* [Given records]

┄┄┄┄┄┄┄┄┄┄

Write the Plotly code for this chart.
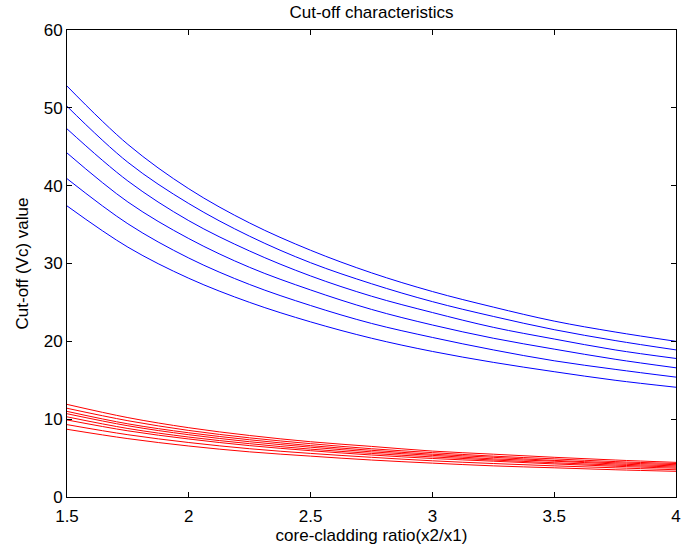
import plotly.graph_objects as go

# core-cladding ratio samples
ratio = [1.5, 1.75, 2.0, 2.25, 2.5, 2.75, 3.0, 3.25, 3.5, 3.75, 4.0]

# upper family of cut-off curves
blue_series = [
    [52.8, 45.3, 39.6, 35.2, 31.7, 28.8, 26.4, 24.4, 22.6, 21.2, 20.0],
    [50.2, 43.0, 37.7, 33.5, 30.1, 27.4, 25.1, 23.2, 21.5, 20.1, 18.9],
    [47.3, 40.6, 35.5, 31.6, 28.4, 25.8, 23.7, 21.8, 20.3, 18.9, 17.8],
    [44.2, 37.9, 33.2, 29.5, 26.6, 24.1, 22.1, 20.4, 19.0, 17.7, 16.6],
    [40.9, 35.1, 30.7, 27.3, 24.6, 22.3, 20.5, 18.9, 17.5, 16.4, 15.4],
    [37.4, 32.1, 28.1, 25.0, 22.5, 20.4, 18.7, 17.3, 16.1, 15.0, 14.1],
]

# lower family of cut-off curves
red_series = [
    [11.9, 10.2, 8.9, 7.9, 7.1, 6.5, 5.9, 5.5, 5.1, 4.75, 4.45],
    [11.4, 9.8, 8.55, 7.6, 6.85, 6.2, 5.7, 5.25, 4.9, 4.55, 4.3],
    [11.0, 9.4, 8.25, 7.35, 6.6, 6.0, 5.5, 5.1, 4.7, 4.4, 4.15],
    [10.7, 9.15, 8.0, 7.1, 6.4, 5.8, 5.35, 4.9, 4.6, 4.25, 4.0],
    [10.3, 8.8, 7.7, 6.85, 6.15, 5.6, 5.15, 4.75, 4.4, 4.1, 3.85],
    [9.9, 8.5, 7.45, 6.6, 5.95, 5.4, 4.95, 4.6, 4.25, 3.95, 3.7],
    [9.3, 8.0, 7.0, 6.2, 5.6, 5.1, 4.65, 4.3, 4.0, 3.75, 3.5],
    [8.7, 7.5, 6.55, 5.8, 5.25, 4.75, 4.35, 4.0, 3.75, 3.5, 3.3],
]

x_ticks = [1.5, 2, 2.5, 3, 3.5, 4]
x_tick_text = ["1.5", "2", "2.5", "3", "3.5", "4"]
y_ticks = [0, 10, 20, 30, 40, 50, 60]

fig = go.Figure()
for ys in blue_series:
    fig.add_trace(go.Scatter(x=ratio, y=ys, mode="lines",
                             line=dict(color="rgb(0,0,255)", width=1, shape="spline"),
                             showlegend=False, hoverinfo="skip"))
for ys in red_series:
    fig.add_trace(go.Scatter(x=ratio, y=ys, mode="lines",
                             line=dict(color="rgb(255,0,0)", width=1, shape="spline"),
                             showlegend=False, hoverinfo="skip"))

font = dict(family="Liberation Sans, Arial, sans-serif", size=17, color="black")

axis_common = dict(showline=True, linecolor="black", linewidth=1, mirror="ticks",
                   ticks="inside", ticklen=5, tickcolor="black", showgrid=False,
                   zeroline=False, tickfont=font)

fig.update_layout(
    width=697, height=552,
    margin=dict(l=67, r=21, t=30, b=55),
    paper_bgcolor="white", plot_bgcolor="white",
    font=font,
    title=dict(text="Cut-off characteristics", x=0.533, xanchor="center",
               y=0.978, yanchor="middle", font=font),
    xaxis=dict(range=[1.5, 4], tickvals=x_ticks, ticktext=x_tick_text,
               ticklabelstandoff=4,
               title=dict(text="core-cladding ratio(x2/x1)", standoff=3, font=font),
               **axis_common),
    yaxis=dict(range=[0, 60], tickvals=y_ticks,
               title=dict(text="Cut-off (Vc) value", standoff=10, font=font),
               **axis_common),
)

fig.write_html("out.html")
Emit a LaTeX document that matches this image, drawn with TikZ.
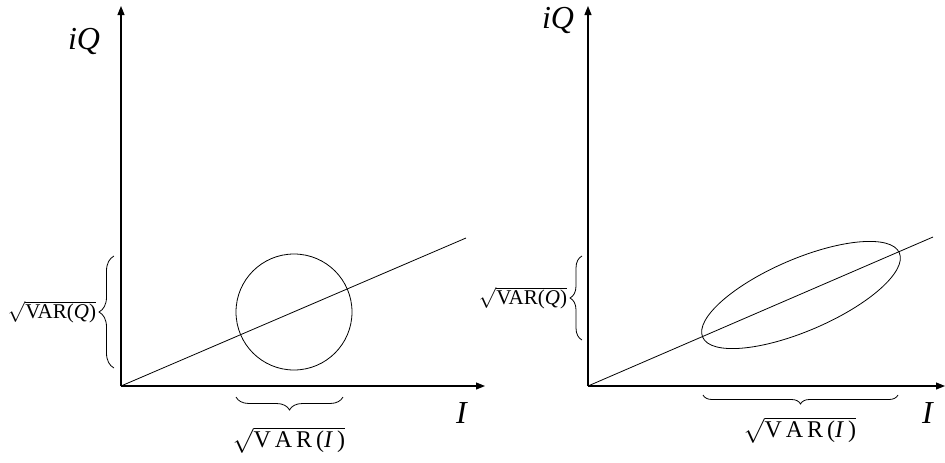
\documentclass[tikz,border=0pt]{standalone}
\usepackage{fontspec}
\setmainfont{Liberation Serif}
\usetikzlibrary{arrows.meta,decorations.pathreplacing}

\tikzset{
    axis/.style={line width=1.1pt,-{Triangle[length=9pt,width=7pt]}},
    curve/.style={line width=0.8pt},
    varbrace/.style={line width=0.8pt,decorate,decoration={brace,amplitude=#1}},
    biglabel/.style={font=\fontsize{32}{36}\selectfont},
    varlabel/.style={font=\fontsize{21}{24}\selectfont,inner sep=0pt},
    widelabel/.style={font=\fontsize{24}{28}\selectfont,inner sep=0pt}
}

\begin{document}
\begin{tikzpicture}[x=1pt,y=-1pt]
    \useasboundingbox (0,0) rectangle (945,463);

    % left panel: circle
    \coordinate (oL) at (121,386);
    \coordinate (yL) at (121,6);
    \coordinate (xL) at (485,386);
    \coordinate (eL) at (466,238);
    \draw[axis] (oL) -- (yL);
    \draw[axis] (oL) -- (xL);
    \draw[curve] (oL) -- (eL);
    \draw[curve] (294,312) circle (58);

    \node[biglabel] (iqL) at (84,41) {\textit{iQ}};
    \node[biglabel] (iL) at (462,413) {\textit{I}};

    \draw[varbrace=15pt] (114,368) -- (114,256);
    \node[varlabel] (vqL) at (52,312) {$\sqrt{\mbox{VAR(\textit{Q})}}$};
    \draw[varbrace=13pt] (343,397) -- (236,397);
    \node[widelabel] (viL) at (289,440) {$\sqrt{\mbox{V\,A\,R\,(\textit{I}\,)}}$};

    % right panel: ellipse
    \coordinate (oR) at (588,386);
    \coordinate (yR) at (588,6);
    \coordinate (xR) at (945,386);
    \coordinate (eR) at (933,237);
    \draw[axis] (oR) -- (yR);
    \draw[axis] (oR) -- (xR);
    \draw[curve] (oR) -- (eR);
    \draw[curve,rotate around={23.2:(801,295)}] (801,295) ellipse (107 and 36);

    \node[biglabel] (iqR) at (558,20) {\textit{iQ}};
    \node[biglabel] (iR) at (928,413) {\textit{I}};

    \draw[varbrace=12pt] (582,340) -- (582,256);
    \node[varlabel] (vqR) at (523,298) {$\sqrt{\mbox{VAR(\textit{Q})}}$};
    \draw[varbrace=9pt] (898,395) -- (703,395);
    \node[widelabel] (viR) at (800,430) {$\sqrt{\mbox{V\,A\,R\,(\textit{I}\,)}}$};
\end{tikzpicture}
\end{document}
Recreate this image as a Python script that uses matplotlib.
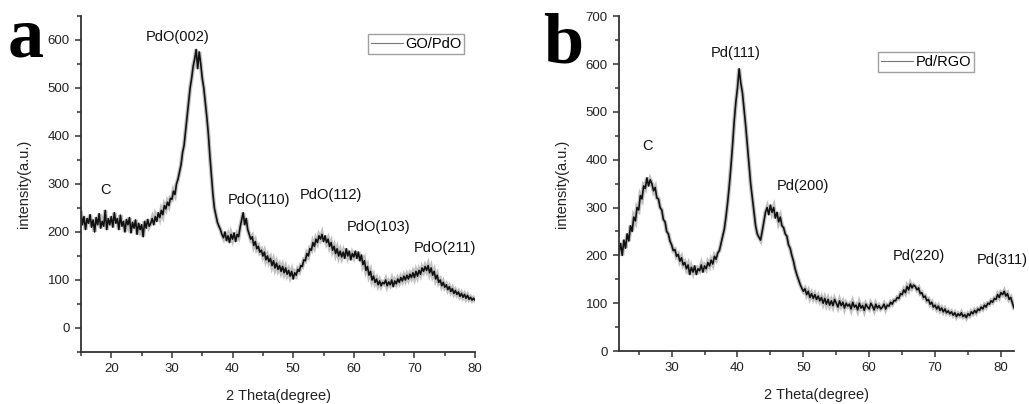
import numpy as np
import matplotlib
matplotlib.use("Agg")
import matplotlib.pyplot as plt
from matplotlib.ticker import MultipleLocator

plt.rcParams['font.family'] = ['Liberation Sans', 'DejaVu Sans']

# --- panel a: GO/PdO, 15-80 deg, step 0.25 ---
theta_a = np.arange(15, 80.001, 0.25)
int_a = [
    240, 215, 232, 205, 228, 218, 236, 210, 225, 200, 230, 215, 238, 208, 222, 212, 245, 205, 228, 215,
    232, 210, 240, 218, 228, 205, 235, 212, 222, 200, 226, 215, 230, 198, 220, 208, 225, 195, 218, 205,
    215, 190, 222, 208, 226, 212, 218, 228, 215, 232, 222, 240, 230, 245, 236, 255, 248, 262, 255, 270,
    268, 285, 278, 300, 310, 325, 340, 365, 380, 410, 440, 470, 500, 520, 545, 560, 580, 540, 575, 550,
    520, 500, 470, 440, 405, 360, 320, 280, 250, 235, 220, 212, 205, 195, 188, 200, 182, 192, 178, 195,
    185, 198, 180, 195, 190, 210, 225, 240, 215, 228, 205, 195, 185, 190, 172, 180, 165, 170, 158, 162,
    150, 158, 142, 150, 138, 145, 130, 140, 125, 135, 122, 130, 118, 128, 115, 125, 112, 120, 108, 118,
    102, 115, 110, 122, 118, 130, 128, 142, 140, 155, 150, 165, 162, 178, 170, 185, 178, 192, 185, 195,
    180, 192, 178, 185, 170, 178, 162, 170, 155, 165, 150, 160, 148, 158, 145, 165, 150, 160, 142, 155,
    148, 160, 145, 158, 140, 152, 132, 140, 120, 128, 110, 118, 100, 108, 95, 102, 90, 98, 88, 95,
    92, 100, 88, 96, 90, 100, 86, 98, 92, 102, 95, 105, 98, 108, 100, 110, 102, 112, 105, 115,
    105, 118, 108, 120, 112, 125, 118, 128, 120, 130, 115, 125, 110, 118, 102, 110, 95, 100, 88, 95,
    85, 90, 80, 86, 76, 82, 72, 78, 70, 75, 66, 72, 64, 70, 62, 68, 60, 64, 58, 62,
    58,
]
peaks_a = ["C", "PdO(002)", "PdO(110)", "PdO(112)", "PdO(103)", "PdO(211)"]
peaks_a_x = [19.0, 31.0, 44.4, 56.2, 64.0, 75.0]
peaks_a_y = [287, 606, 267, 276, 210, 167]

# --- panel b: Pd/RGO, 22-82 deg, step 0.25 ---
theta_b = np.arange(22, 82.001, 0.25)
int_b = [
    205, 225, 200, 232, 215, 245, 230, 262, 250, 280, 272, 300, 295, 325, 318, 345, 340, 362, 345, 358,
    350, 335, 342, 320, 318, 300, 295, 275, 270, 250, 245, 230, 222, 210, 212, 198, 202, 188, 195, 180,
    185, 172, 180, 160, 175, 165, 178, 160, 172, 168, 180, 165, 178, 172, 185, 178, 190, 182, 198, 192,
    205, 210, 225, 240, 255, 280, 310, 345, 385, 430, 480, 520, 550, 590, 560, 540, 505, 470, 430, 390,
    350, 320, 290, 262, 245, 238, 232, 250, 270, 290, 300, 285, 305, 290, 300, 278, 290, 270, 280, 262,
    258, 245, 240, 222, 215, 200, 188, 172, 160, 150, 140, 132, 125, 130, 118, 125, 112, 120, 110, 118,
    108, 115, 105, 112, 100, 110, 98, 108, 96, 105, 95, 108, 100, 92, 105, 95, 102, 90, 100, 94,
    98, 88, 102, 92, 96, 86, 100, 90, 95, 85, 98, 92, 88, 100, 94, 86, 98, 90, 95, 88,
    92, 98, 88, 96, 94, 102, 98, 106, 105, 112, 110, 120, 118, 128, 122, 135, 128, 140, 132, 138,
    135, 128, 132, 120, 122, 112, 115, 105, 108, 98, 102, 92, 96, 88, 94, 85, 90, 82, 88, 80,
    84, 78, 82, 75, 80, 72, 78, 74, 80, 72, 76, 70, 78, 74, 82, 78, 85, 80, 88, 85,
    92, 88, 96, 92, 100, 98, 105, 102, 110, 108, 118, 112, 122, 118, 125, 115, 120, 108, 112, 100,
    90,
]
peaks_b = ["C", "Pd(111)", "Pd(200)", "Pd(220)", "Pd(311)"]
peaks_b_x = [26.35, 39.75, 49.95, 67.5, 80.15]
peaks_b_y = [428, 623, 344, 198, 191]

fig = plt.figure(figsize=(10.29, 4.04), dpi=100)
ax1 = fig.add_axes([0.0787, 0.1287, 0.383, 0.832])
ax2 = fig.add_axes([0.6015, 0.131, 0.384, 0.829])


def style(ax, xlim, ylim, ymaj):
    ax.set_xlim(*xlim)
    ax.set_ylim(*ylim)
    for s in ['top', 'right']:
        ax.spines[s].set_visible(False)
    for s in ['left', 'bottom']:
        ax.spines[s].set_linewidth(1.3)
        ax.spines[s].set_color('#333333')
    ax.xaxis.set_major_locator(MultipleLocator(10))
    ax.xaxis.set_minor_locator(MultipleLocator(5))
    ax.yaxis.set_major_locator(MultipleLocator(ymaj))
    ax.yaxis.set_minor_locator(MultipleLocator(ymaj / 2))
    ax.tick_params(which='major', direction='out', length=4, width=1.1, labelsize=9.5, pad=4,
                   colors='#333333', labelcolor='#222222')
    ax.tick_params(which='minor', direction='out', length=3, width=1.1, colors='#333333')
    ax.set_xlabel('2 Theta(degree)', fontsize=10.5, color='#222222')
    ax.set_ylabel('intensity(a.u.)', fontsize=10.5, color='#222222')
    ax.xaxis.set_label_coords(0.5, -0.11)
    ax.yaxis.set_label_coords(-0.127, 0.5)


def legend(ax, anchor):
    leg = ax.legend(loc='upper left', bbox_to_anchor=anchor, fontsize=10.5, fancybox=False,
                    handlelength=2.2, borderpad=0.2, handletextpad=0.15, borderaxespad=0)
    leg.get_frame().set_edgecolor('#888888')
    leg.get_frame().set_linewidth(1.0)
    leg.legend_handles[0].set_color('#777777')
    leg.legend_handles[0].set_linewidth(0.8)


ax1.plot(theta_a, int_a, color='#999999', lw=3.0, alpha=0.6, solid_joinstyle='miter')
ax1.plot(theta_a, int_a, color='#111111', lw=1.2, label='GO/PdO')
style(ax1, (15, 80), (-50, 650), 100)
for t, x, y in zip(peaks_a, peaks_a_x, peaks_a_y):
    ax1.text(x, y, t, ha='center', va='center', fontsize=10.5, color='#111111')
legend(ax1, (0.728, 0.945))

ax2.plot(theta_b, int_b, color='#999999', lw=3.0, alpha=0.6, solid_joinstyle='miter')
ax2.plot(theta_b, int_b, color='#111111', lw=1.2, label='Pd/RGO')
style(ax2, (22, 82), (0, 700), 100)
for t, x, y in zip(peaks_b, peaks_b_x, peaks_b_y):
    ax2.text(x, y, t, ha='center', va='center', fontsize=10.5, color='#111111', clip_on=False)
legend(ax2, (0.656, 0.892))

fig.text(0.007, 0.985, 'a', fontsize=52, fontweight='bold', family='Liberation Serif', va='top', ha='left')
fig.text(0.528, 0.97, 'b', fontsize=52, fontweight='bold', family='Liberation Serif', va='top', ha='left')

fig.savefig('out.png', dpi=100)
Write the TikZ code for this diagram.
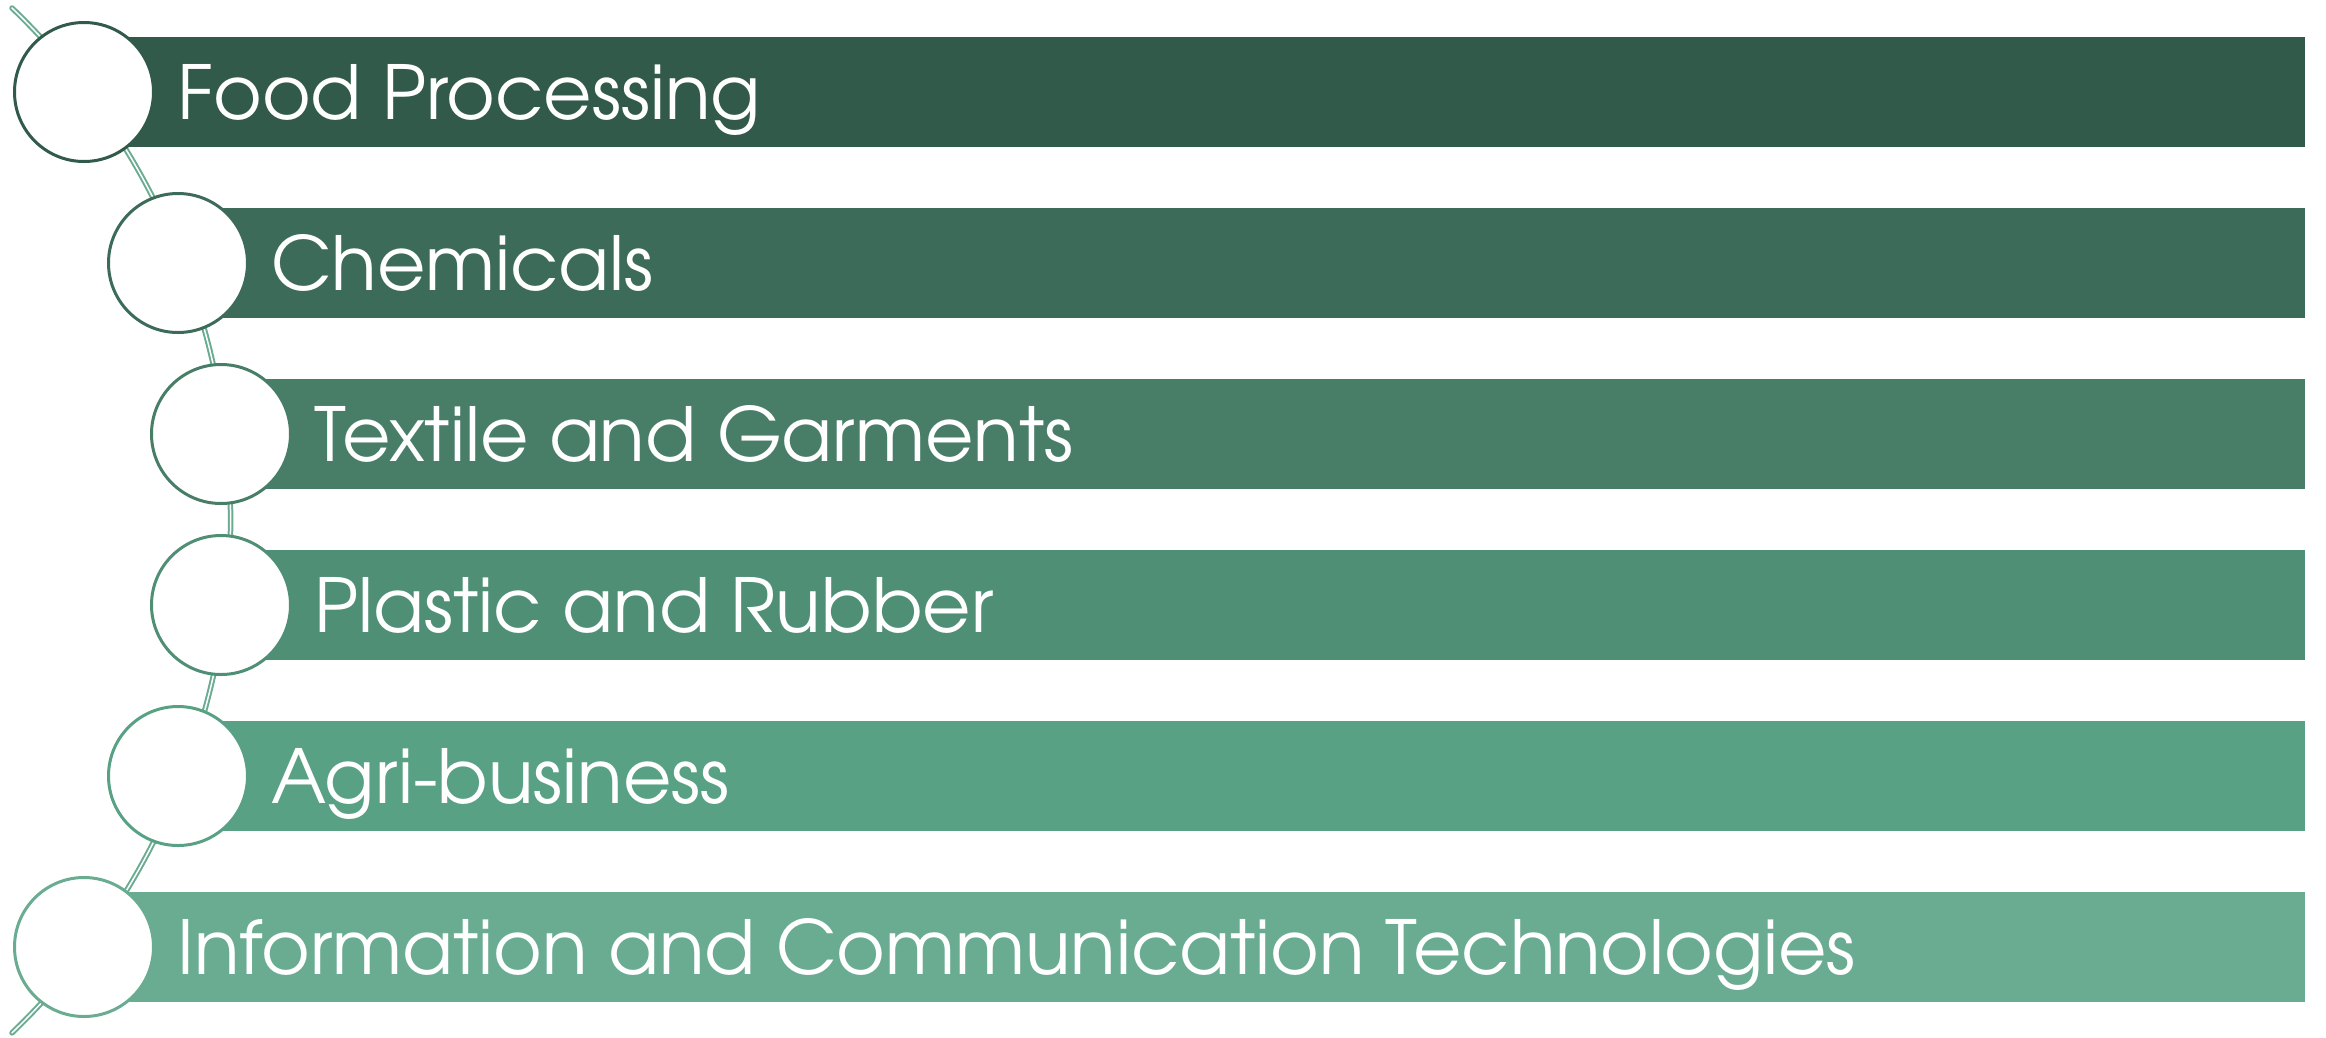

┄┄┄┄┄┄┄┄┄┄

* [Task requirements] Above are the records. Copy word for word only their lines from the one holding "Recreate this image" through the one holding "plt.rcParams['font.family'] = ['Liberation", both included, and skip the images.

* [Written solution]
Recreate this image as a Python script that uses matplotlib.
import numpy as np
import matplotlib
matplotlib.use("Agg")
import matplotlib.pyplot as plt
from matplotlib.ticker import MultipleLocator

plt.rcParams['font.family'] = ['Liberation Sans', 'DejaVu Sans']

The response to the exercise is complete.